Spin the wheel of coping skills! 

A big part of what we do with children is teach them safe and appropriate ways to cope and express themselves. We aren’t born knowing how to walk and we also aren’t born knowing how to deal with our emotions, solve problems, or handle disappointments. We learn to walk by someone holding our hands and guiding the process. We learn to calm ourselves as our parents hold, rock, soothe, and eventually teach us ways to calm ourselves on our own. 
I encourage the children I work with to identify multiple coping and expression skills that work for them personally in various situations. The more they have in their toolbox that personally work for them the better. 
This is one fun way to help children remember the skills that they have identified and realize that they have a choice of which skill to use in each situation. For example, walking outside may help with frustrations at home but cannot be done at school so another skill needs to be used instead, such as taking deep breaths or imagining a safe place. 

Wheel of coping skills!!

1) Take two paper plates and cut out a small triangle towards the middle of one plate. 

2) spin the plate and write the skills in each section of the second plate that is exposed in the section that was cut out. 

3) insert a paper fastener so the plate can spin and reveal the skills. 

4) decorate any way you like! 

These work great to have available in a calm down area or in a coping skill box at home or in the classroom. 

Another fun way to use the wheel is to act out social situations with puppets or role plays and use the wheel to choose which skill to use given the situation. This helps children learn to choose skills that best suit the setting and get more practice using them!   
And for all you lovely grown ups out there devoting your time to help children grow and heal, make your OWN wheel of coping skills and never forget to take care of yourself too. 🙂 


  1. I love this! We have one that is just one paper plate with a spinner, sort of like “Wheel of fortune!” I want to try this one because it’s so COOL that the skills are hidden.

  2. I did this with my kiddo today. She is normally a clam, but she was a willing participant in doing this skill. Thank you!

  3. I love this idea but my daughters problem is that all this stuff goes out the window when she’s in the red zone. She won’t even try 😔

    • That makes perfect sense because when a child (or adult) is escalated past the reasoning stage a completely different part of the brain takes over. The key is practicing these skills again and again when your child is not angry. Pretending to be angry then trying the skill is great in role plays or by using puppets. Then engaging her in using coping skills, when possible, before she reaches this “red zone” will help immensely.

    • You need to practice, talk about or play games with children regular with these skills when they are calm. That way they become a natural response when they are in their brain stem or heading that way. For example, breathing before transitioning or starting a new activity. That way it just becomes second nature to relax and get closure to be closer to their frontal lobe when starting something new or during an activity to help them regain or keep composure.

      • Exactly. This activity is also done when children are calm.
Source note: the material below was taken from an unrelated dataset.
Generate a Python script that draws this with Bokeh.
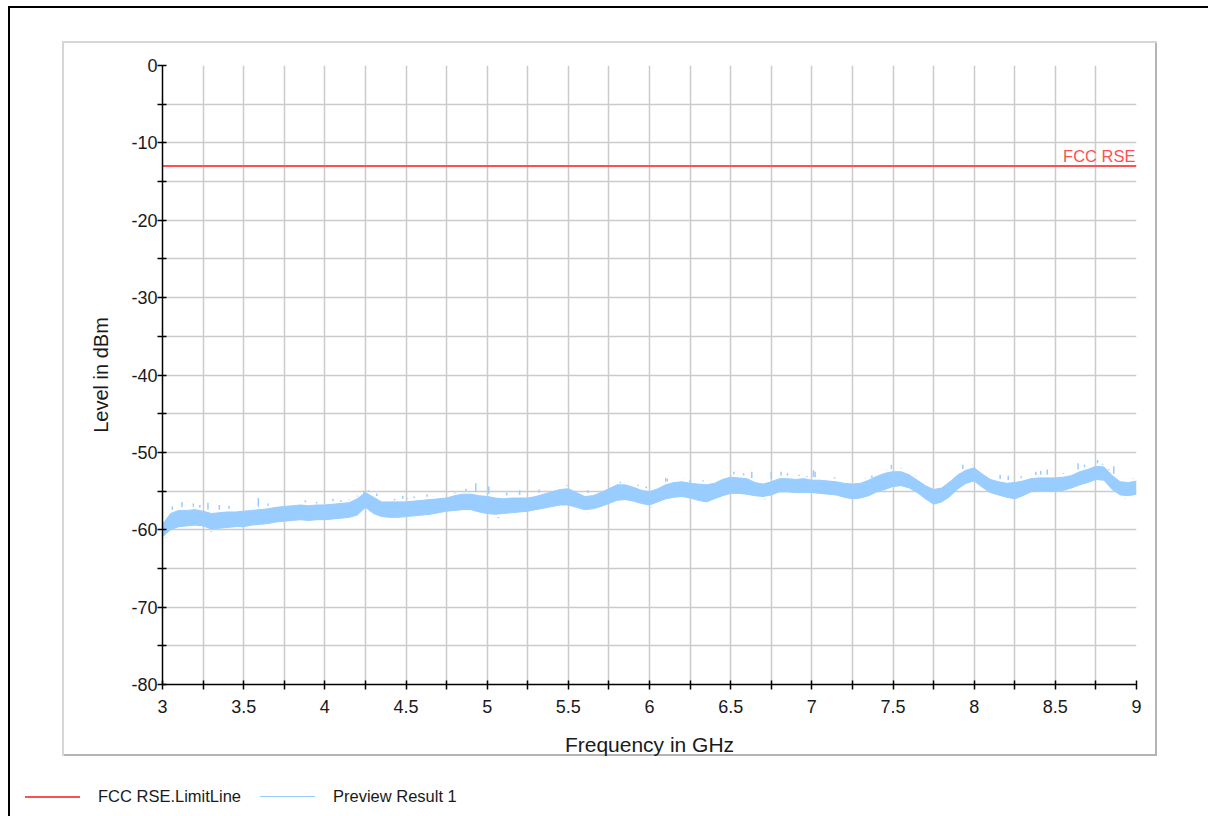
import numpy as np
from bokeh.plotting import figure
from bokeh.layouts import column
from bokeh.models import Label, FixedTicker, Range1d, Div, InlineStyleSheet
from bokeh.embed import file_html
from bokeh.resources import INLINE

# ---------------- data ----------------
freq = [3.00, 3.05, 3.10, 3.15, 3.20, 3.25, 3.30, 3.35, 3.40, 3.45,
        3.50, 3.55, 3.60, 3.65, 3.70, 3.75, 3.80, 3.85, 3.90, 3.95,
        4.00, 4.05, 4.10, 4.15, 4.20, 4.25, 4.30, 4.35, 4.40, 4.45,
        4.50, 4.55, 4.60, 4.65, 4.70, 4.75, 4.80, 4.85, 4.90, 4.95,
        5.00, 5.05, 5.10, 5.15, 5.20, 5.25, 5.30, 5.35, 5.40, 5.45,
        5.50, 5.55, 5.60, 5.65, 5.70, 5.75, 5.80, 5.85, 5.90, 5.95,
        6.00, 6.05, 6.10, 6.15, 6.20, 6.25, 6.30, 6.35, 6.40, 6.45,
        6.50, 6.55, 6.60, 6.65, 6.70, 6.75, 6.80, 6.85, 6.90, 6.95,
        7.00, 7.05, 7.10, 7.15, 7.20, 7.25, 7.30, 7.35, 7.40, 7.45,
        7.50, 7.55, 7.60, 7.65, 7.70, 7.75, 7.80, 7.85, 7.90, 7.95,
        8.00, 8.05, 8.10, 8.15, 8.20, 8.25, 8.30, 8.35, 8.40, 8.45,
        8.50, 8.55, 8.60, 8.65, 8.70, 8.75, 8.80, 8.85, 8.90, 8.95,
        9.00]

preview_upper = [-59.3, -57.9, -57.5, -57.5, -57.4, -57.6, -57.9, -57.8, -57.7, -57.7,
                 -57.6, -57.5, -57.4, -57.3, -57.1, -57.0, -56.9, -56.8, -56.9, -56.8,
                 -56.8, -56.7, -56.6, -56.5, -56.0, -55.2, -55.8, -56.4, -56.4, -56.4,
                 -56.4, -56.3, -56.2, -56.1, -56.0, -55.9, -55.6, -55.4, -55.4, -55.6,
                 -55.7, -55.9, -56.0, -55.9, -55.9, -55.9, -55.7, -55.4, -55.1, -54.8,
                 -54.7, -55.2, -55.7, -55.6, -55.2, -54.7, -54.2, -54.2, -54.5, -54.9,
                 -55.1, -54.7, -54.2, -53.9, -53.8, -54.0, -54.1, -54.2, -54.0, -53.5,
                 -53.2, -53.3, -53.4, -53.9, -54.1, -53.8, -53.4, -53.4, -53.5, -53.4,
                 -53.6, -53.6, -53.7, -53.8, -54.0, -54.1, -54.0, -53.6, -53.1, -52.7,
                 -52.5, -52.5, -52.9, -53.6, -54.3, -54.8, -54.6, -53.8, -52.9, -52.3,
                 -52.0, -52.8, -53.5, -53.8, -54.0, -53.9, -53.7, -53.4, -53.3, -53.3,
                 -53.3, -53.2, -53.0, -52.5, -52.2, -51.8, -51.9, -53.0, -53.8, -53.9,
                 -53.7]

preview_lower = [-60.9, -60.0, -59.6, -59.5, -59.4, -59.5, -59.9, -59.8, -59.7, -59.6,
                 -59.6, -59.4, -59.3, -59.2, -59.0, -58.9, -58.8, -58.7, -58.8, -58.7,
                 -58.7, -58.6, -58.5, -58.4, -58.1, -57.1, -57.9, -58.3, -58.4, -58.4,
                 -58.3, -58.2, -58.1, -58.0, -57.8, -57.6, -57.5, -57.4, -57.4, -57.7,
                 -57.9, -58.0, -57.9, -57.8, -57.7, -57.6, -57.4, -57.2, -57.0, -56.8,
                 -56.8, -57.1, -57.4, -57.3, -57.0, -56.6, -56.2, -56.1, -56.3, -56.6,
                 -56.8, -56.4, -56.0, -55.8, -55.7, -55.9, -56.2, -56.4, -56.0, -55.6,
                 -55.3, -55.3, -55.4, -55.6, -55.7, -55.5, -55.1, -55.1, -55.2, -55.2,
                 -55.2, -55.3, -55.4, -55.5, -55.8, -56.0, -55.9, -55.6, -55.1, -54.8,
                 -54.4, -54.3, -54.6, -55.2, -56.0, -56.7, -56.4, -55.7, -54.7, -54.0,
                 -53.7, -54.5, -55.2, -55.5, -55.8, -56.0, -55.6, -55.1, -55.0, -55.0,
                 -55.0, -54.9, -54.6, -54.2, -53.9, -53.5, -53.6, -54.8, -55.5, -55.6,
                 -55.4]

spike_freq = [3.06, 3.12, 3.19, 3.23, 3.28, 3.35, 3.41, 3.59, 3.65, 3.88,
              3.95, 4.05, 4.10, 4.15, 4.20, 4.24, 4.27, 4.32, 4.43, 4.48,
              4.51, 4.55, 4.63, 4.67, 4.73, 4.80, 4.87, 4.93, 5.01, 5.12,
              5.20, 5.32, 5.37, 5.49, 5.62, 5.69, 5.82, 5.84, 5.93, 5.98,
              6.10, 6.11, 6.21, 6.25, 6.33, 6.48, 6.52, 6.58, 6.63, 6.75,
              6.81, 6.85, 6.92, 6.97, 7.01, 7.02, 7.14, 7.33, 7.37, 7.46,
              7.49, 7.55, 7.59, 7.64, 7.93, 7.99, 8.04, 8.16, 8.21, 8.29,
              8.38, 8.41, 8.45, 8.55, 8.64, 8.68, 8.76, 8.79, 8.83, 8.86,
              8.98]
spike_top = [-57.0, -56.4, -56.6, -56.8, -56.5, -56.8, -56.9, -55.9, -56.6, -56.2,
             -56.6, -56.0, -56.4, -56.2, -55.7, -55.5, -54.9, -55.3, -56.2, -55.6,
             -55.9, -55.7, -55.4, -55.7, -55.5, -55.3, -54.7, -54.0, -54.4, -55.2,
             -54.9, -54.8, -54.9, -54.2, -54.9, -54.9, -54.0, -53.8, -54.2, -54.4,
             -53.3, -53.4, -53.4, -54.0, -53.6, -52.9, -52.5, -52.7, -52.5, -52.5,
             -52.5, -52.7, -52.9, -53.2, -52.3, -52.5, -53.2, -53.3, -53.3, -52.2,
             -51.6, -52.0, -52.4, -53.0, -51.6, -51.6, -52.2, -52.9, -53.0, -53.1,
             -52.5, -52.4, -52.2, -52.7, -51.4, -51.6, -51.0, -51.6, -52.3, -51.8,
             -53.3]

dip_freq = [3.02, 3.30, 3.47, 4.52, 5.07, 5.62, 6.01, 6.71, 7.26, 7.77, 8.26, 8.93]
dip_bottom = [-61.0, -60.2, -60.0, -58.7, -58.5, -57.8, -57.2, -56.0, -56.4, -57.0,
              -56.3, -55.9]

limit_freq = [3.0, 9.0]
limit_level = [-13.0, -13.0]

x_tick_values = [3.0, 3.25, 3.5, 3.75, 4.0, 4.25, 4.5, 4.75, 5.0, 5.25, 5.5, 5.75,
                 6.0, 6.25, 6.5, 6.75, 7.0, 7.25, 7.5, 7.75, 8.0, 8.25, 8.5, 8.75, 9.0]
x_tick_labels = ["3", "", "3.5", "", "4", "", "4.5", "", "5", "", "5.5", "",
                 "6", "", "6.5", "", "7", "", "7.5", "", "8", "", "8.5", "", "9"]
y_tick_values = [0, -5, -10, -15, -20, -25, -30, -35, -40, -45, -50, -55, -60,
                 -65, -70, -75, -80]
y_tick_labels = ["0", "", "-10", "", "-20", "", "-30", "", "-40", "", "-50", "",
                 "-60", "", "-70", "", "-80"]

series_names = ["FCC RSE.LimitLine", "Preview Result 1"]

# ---------------- styling ----------------
FONT = "Liberation Sans"
RED = "#ff5050"
BLUE = "#99ccff"
GRID = "#cbcbcb"
TXT = "#1a1a1a"

p = figure(width=1095, height=720, output_backend="svg", toolbar_location=None,
           x_range=Range1d(3, 9), y_range=Range1d(-80, 0),
           min_border_left=100, min_border_right=21,
           min_border_top=24, min_border_bottom=77,
           margin=(41, 0, 0, 62),
           styles={"background-color": "#ffffff",
                   "box-shadow": "inset 0 -5px 0 0 #ffffff, inset 2px 2px 0 0 #d6d6d6, "
                                 "inset -2px -7px 0 0 #b4b4b4"})
p.outline_line_color = None
p.background_fill_color = "white"
p.border_fill_color = None

for ax in (p.xaxis[0], p.yaxis[0]):
    ax.axis_line_color = "black"
    ax.axis_line_width = 1.5
    ax.major_tick_line_color = "black"
    ax.major_tick_line_width = 1.5
    ax.major_tick_in = 4
    ax.major_tick_out = 5
    ax.minor_tick_line_color = None
    ax.major_label_text_font = FONT
    ax.major_label_text_font_size = "18px"
    ax.major_label_text_color = TXT
    ax.axis_label_text_font = FONT
    ax.axis_label_text_font_style = "normal"
    ax.axis_label_text_color = TXT

p.xaxis.ticker = FixedTicker(ticks=x_tick_values)
p.xaxis.major_label_overrides = {v: l for v, l in zip(x_tick_values, x_tick_labels)}
p.yaxis.ticker = FixedTicker(ticks=y_tick_values)
p.yaxis.major_label_overrides = {v: l for v, l in zip(y_tick_values, y_tick_labels)}
p.xaxis.axis_label = "Frequency in GHz"
p.yaxis.axis_label = "Level in dBm"
p.xaxis.axis_label_text_font_size = "21px"
p.yaxis.axis_label_text_font_size = "20px"
p.xaxis.major_label_standoff = 10
p.yaxis.major_label_standoff = 0
p.xaxis.axis_label_standoff = 17
p.yaxis.axis_label_standoff = 16

p.xgrid.grid_line_color = GRID
p.ygrid.grid_line_color = GRID
p.xgrid.grid_line_width = 1.5
p.ygrid.grid_line_width = 1.5

# measured trace (envelope of the noisy sweep) + visible spikes
p.varea(x=freq, y1=preview_lower, y2=preview_upper, fill_color=BLUE, fill_alpha=1.0)
p.line(freq, preview_upper, line_color=BLUE, line_width=1)
p.line(freq, preview_lower, line_color=BLUE, line_width=1)
spike_base = np.interp(spike_freq, freq, preview_upper) + 0.4
p.segment(x0=spike_freq, y0=spike_top, x1=spike_freq, y1=spike_base,
          line_color=BLUE, line_width=1.5)
dip_base = np.interp(dip_freq, freq, preview_lower) - 0.4
p.segment(x0=dip_freq, y0=dip_bottom, x1=dip_freq, y1=dip_base,
          line_color=BLUE, line_width=1.5)

p.line(limit_freq, limit_level, line_color=RED, line_width=2)

p.add_layout(Label(x=9, y=-13, text="FCC RSE", text_align="right",
                   text_baseline="bottom", x_offset=-1, y_offset=1,
                   text_font=FONT, text_font_size="16.5px", text_color=RED))

# legend strip below the chart box
legend_html = (
    f'<div style="position:relative;width:1208px;height:55px;'
    f'font-family:\'{FONT}\';font-size:16.5px;color:{TXT};line-height:19px;">'
    f'<div style="position:absolute;left:25px;top:35px;width:55px;height:0;'
    f'border-top:2px solid {RED};"></div>'
    f'<span style="position:absolute;left:98px;top:26px;white-space:nowrap;">{series_names[0]}</span>'
    f'<div style="position:absolute;left:260px;top:35px;width:55px;height:0;'
    f'border-top:1px solid {BLUE};"></div>'
    f'<span style="position:absolute;left:333px;top:26px;white-space:nowrap;">{series_names[1]}</span>'
    f'</div>'
)
lg = Div(text=legend_html, width=1208, height=55, margin=(0, 0, 0, 0))

frame_css = InlineStyleSheet(css=(
    ":host { background-color: #ffffff; }"
    ":host::before { content: ''; position: absolute; left: 8px; top: 6px; "
    "width: 1300px; height: 900px; border-top: 2px solid #000000; "
    "border-left: 2px solid #000000; pointer-events: none; box-sizing: border-box; }"
))
root = column(p, lg, spacing=0, stylesheets=[frame_css])

open("out.html", "w").write(file_html(root, INLINE))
This activity can also be adjusted to help children notice their very early warning signs to escalation to practice using skills more proactively as well.

    • I make them with the child and the child ultimately decides what goes on it. You can teach the child some skills if he or she can’t think of any and ask which ones seem to work best for him or her (deep breathing, notice something in the present moment for each of the 5 senses, think of a safe place, count to ten, take a break, stretch, do yoga, imagine your safe color, draw a picture, and the list could go on forever). 😉

  4. What could you use yo connect the 2 plates that cannot be used to self harm? I work in an inpatient unit and need some ideas 🙂

    • It depends on the child. Different skills work for different children. Deep breathing, imagining a safe place, counting to ten, walking away, feeling a small piece of soft material, thinking of a positive affirmation are just a few.

    • Hi Maggy, it depends on the child. It could be anything from deep breathing, to imagining your safe place, thinking of a positive affirmation, counting to ten, walking away, etc. Some children have their own ideas that work specifically for them in their circumstances. Asking the child about a time he or she self soothed and how that worked for home or her can shed some light on a skill that may be a helpful to further emphasize and encourage.

  5. my kiddos made these last week and had a great time doing so. For some reason when they are finished and they spin the plates they do not stay aligned? Did you experience this?

  6. My granddaughter made one and uses “stress’ balls for one of her skills, puts a timer in a treasure chest and squeezes the ball til the timer goes off

  7. Ideas for the wheel: blowing bubbles, listening to Mozart For Children or ocean/nature sounds on a portable DVD player, manipulating clay or play dough, drawing/coloring.